Economic assessment of the Hume Coal project

by Rod Campbell and Richard McKeon

Development of an underground coal mine in NSW’s Southern Highlands is not economically viable and presents risks to the environment, existing industries and landowners.

The Hume Coal Project is a proposal to build an underground mine in the Southern Highlands of New South Wales, near Berrima on the Hume Highway, southwest of Sydney. The mine would produce around 3 million tonnes of metallurgical and thermal coal each year for almost 20 years. Hume Coal is owned by South Korean steelmaker POSCO.

The project is controversial. The community, other industries and the local government are worried that the mine will consume groundwater that local residents, businesses and farms depend on. “Water not Coal” signs are common on fences, gates and businesses throughout the district.

This research has been commissioned by Coal Free Southern Highlands. Hume Coal were approached to participate, but provided only limited assistance. Key data sources are Hume Coal’s Preliminary Environmental Assessment and a groundwater study commissioned by Southern Highlands Coal Action Group. Local stakeholders were interviewed in two field trips to the Southern Highlands in April–May 2016.

This report is a cost benefit analysis prepared in line with the NSW Guidelines for the economic assessment of mining and coal seam gas proposals, and uses the draft Cost Benefit Analysis Workbook that accompanies the Guidelines.

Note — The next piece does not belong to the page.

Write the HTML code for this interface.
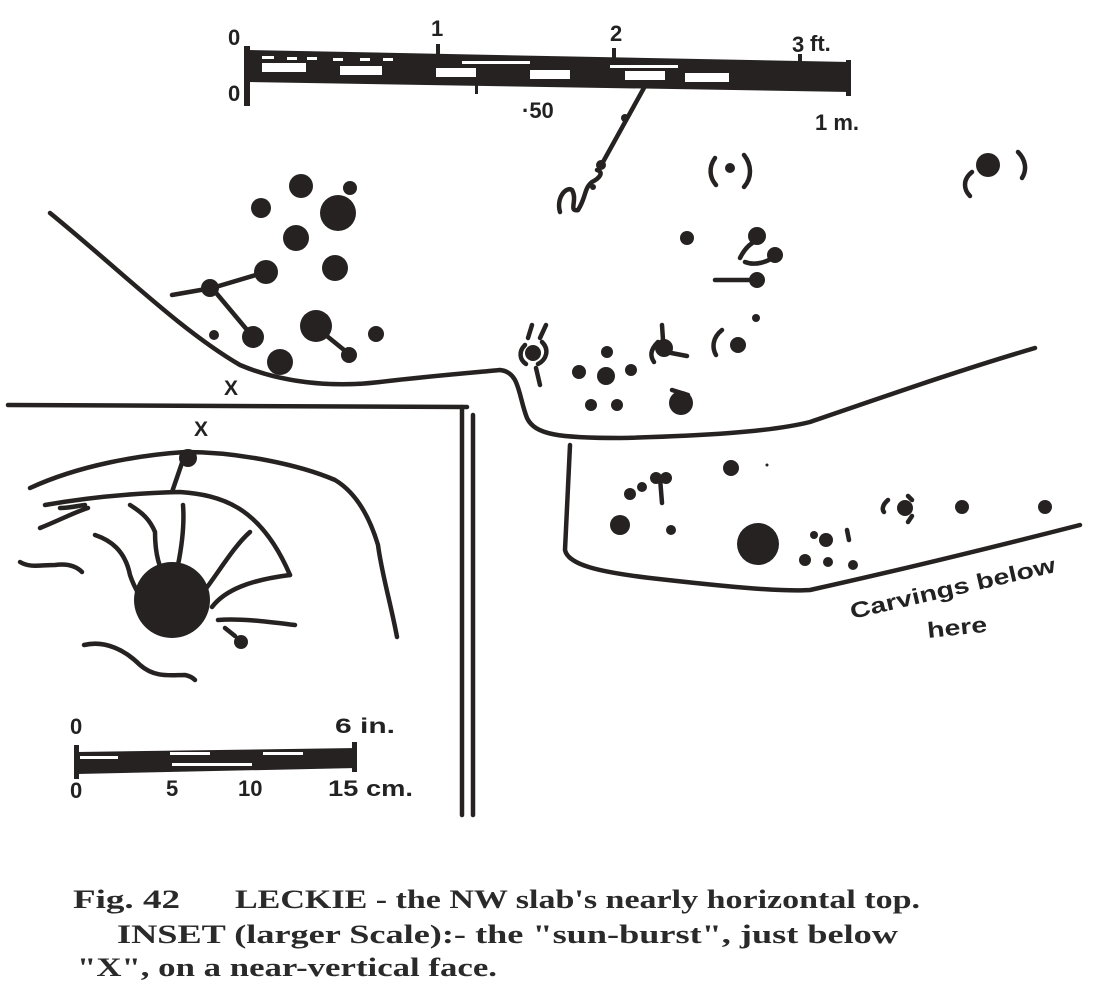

As this is the first full assessment to use these resources it provides a working example of how they can be further developed.

Our cost benefit analysis estimates that at a global level the project has net present value of negative A$556 million. Key assumptions in this estimate are a coal price of A$112 per tonne, operating costs of A$97 per tonne, a 7% discount rate and groundwater inflow of 9.7 gigalitres per year.

The project as proposed is almost certain to represent a large financial loss to the proponent. Under our central assumptions, producer surplus – a basic estimate of profit – is estimated at negative A$539 million. This means that, if approved, the project is unlikely to proceed as proposed unless there is a major increase in coal price.

If it did proceed despite the financial loss to the proponent, we estimate the project would be liable for royalties worth A$118 million in present value terms. While this represents a substantial benefit to the NSW community, our central estimate of the cost of groundwater impacts is A$131 million. Beyond this likely cost there are many unquantified impacts that make it very unlikely that the project represents an improvement in economic welfare for the NSW community.

Sensitivity analysis shows that to reach a positive net present value, coal prices would need to increase by 43 percent. For the project as proposed to make a reasonable level of profit for the proponents we estimate an increase in coal price of 58 percent is necessary. Importantly, this increase would need to be maintained through the life of the project. Such high prices have only been observed for short periods in the last 30 years.

Alternatively, the project could become viable for the proponent with a 38 percent reduction in operating costs. However, part of the reason for the high operating costs of the mine is the methods adopted to reduce environmental impacts. Any move to reduce operating costs is likely to increase environmental externalities, particularly impacts on groundwater.

The project is unlikely to proceed as proposed under current conditions or prices as forecast by Commonwealth Treasury. If approved, the project is likely to remain on hold indefinitely. This imposes considerable costs on the local economy, which has been affected by the uncertainty over the project. These impacts are further considered in the local effects analysis, presented in a separate document.